A country doctor comes to Baker Street with a problem. His friend, Charles Baskerville, has died suddenly, apparently due to an ancient family curse: he was frightened to death by an unearthly demon dog. His heir, Henry Baskerville, may be in danger. The story starts off with the familiar scientific deductions of Sherlock Holmes, but then the detective sends Dr. Watson on his own to the family estate to keep an eye on the heir until Holmes can join them. Dr. Watson’s descriptions of the general spookiness of Baskerville Hall and the surrounding countryside turn the book into a haunting gothic romance, complete with neolithic dwellings, scary animal noises, and the Grimpen Mire: a deadly bog that can swallow a pony.
I really enjoy how different Watson is from Holmes.

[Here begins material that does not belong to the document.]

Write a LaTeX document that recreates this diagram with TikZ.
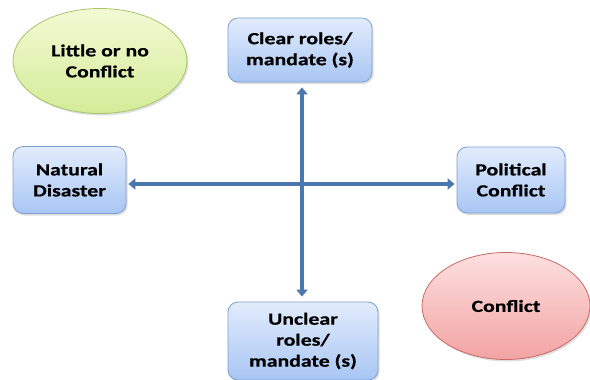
\documentclass[tikz,border=0pt]{standalone}
\usepackage{fontspec}
\setmainfont[FakeStretch=1.28,FakeBold=0.6]{Carlito}
\usetikzlibrary{arrows.meta,shadows,shapes.geometric}

\definecolor{boxtop}{HTML}{E2ECFC}
\definecolor{boxbot}{HTML}{A8C6F4}
\definecolor{boxline}{HTML}{7F9FD0}
\definecolor{greentop}{HTML}{F3FAD4}
\definecolor{greenbot}{HTML}{D4EC98}
\definecolor{greenline}{HTML}{A6C46A}
\definecolor{redtop}{HTML}{FDE0E0}
\definecolor{redbot}{HTML}{F2A3A3}
\definecolor{redline}{HTML}{C96A66}
\definecolor{axisblue}{HTML}{4A77AC}

\tikzset{
  labeltext/.style={font=\bfseries\fontsize{17}{21}\selectfont, align=center, text=black},
  rolebox/.style={labeltext, draw=boxline, line width=0.8pt, rounded corners=10pt,
    top color=boxtop, bottom color=boxbot,
    drop shadow={shadow xshift=1.5pt, shadow yshift=-2pt, opacity=0.25}},
  zone/.style={labeltext, ellipse, line width=0.8pt,
    drop shadow={shadow xshift=1.5pt, shadow yshift=-2pt, opacity=0.25}},
  calm/.style={zone, draw=greenline, top color=greentop, bottom color=greenbot},
  clash/.style={zone, draw=redline, top color=redtop, bottom color=redbot},
  axis/.style={draw=axisblue, line width=4pt,
    {Triangle[width=11pt,length=7pt]}-{Triangle[width=11pt,length=7pt]}}
}

\begin{document}
\begin{tikzpicture}[x=1pt,y=-1pt]
  \useasboundingbox (0,0) rectangle (590,380);

  % quadrant labels
  \node[calm, inner sep=0pt, minimum width=174pt, minimum height=105pt] (little) at (100,61)
    {Little or no\\Conflict};
  \node[clash, inner sep=0pt, minimum width=168pt, minimum height=107pt] (conflict) at (506,306)
    {Conflict};

  % axis end boxes
  \node[rolebox, inner sep=0pt, minimum width=144pt, minimum height=64pt] (clear) at (300,50)
    {Clear roles/\\mandate (s)};
  \node[rolebox, inner sep=0pt, minimum width=150pt, minimum height=78pt] (unclear) at (303,341)
    {Unclear\\roles/\\mandate (s)};
  \node[rolebox, inner sep=0pt, minimum width=113pt, minimum height=67pt] (natural) at (69.5,180)
    {Natural\\Disaster};
  \node[rolebox, inner sep=0pt, minimum width=108pt, minimum height=66pt] (political) at (511,180)
    {Political\\Conflict};

  % axes
  \draw[axis] ([xshift=2pt,yshift=-5pt]clear.south) -- ([xshift=-1pt,yshift=5pt]unclear.north);
  \draw[axis] ([xshift=2pt,yshift=-4pt]natural.east) -- ([xshift=-2pt,yshift=-4pt]political.west);
\end{tikzpicture}
\end{document}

His point of view as the narrator turns these stories into exciting adventures, spooky ghost stories, and romances, much to the disgust of the no-nonsense Holmes. At the start of The Sign of Four, Holmes complains (about A Study in Scarlet): “Detection is, or ought to be, an exact science, and should be treated in the same cold and unemotional manner. You have attempted to tinge it with romanticism, which produces much the same effect as if you worked a love-story or an elopement into the fifth proposition of Euclid.” I think this is only a burn if you’re Holmes. Pretty sure I would snag a copy of this notional mathematical love story.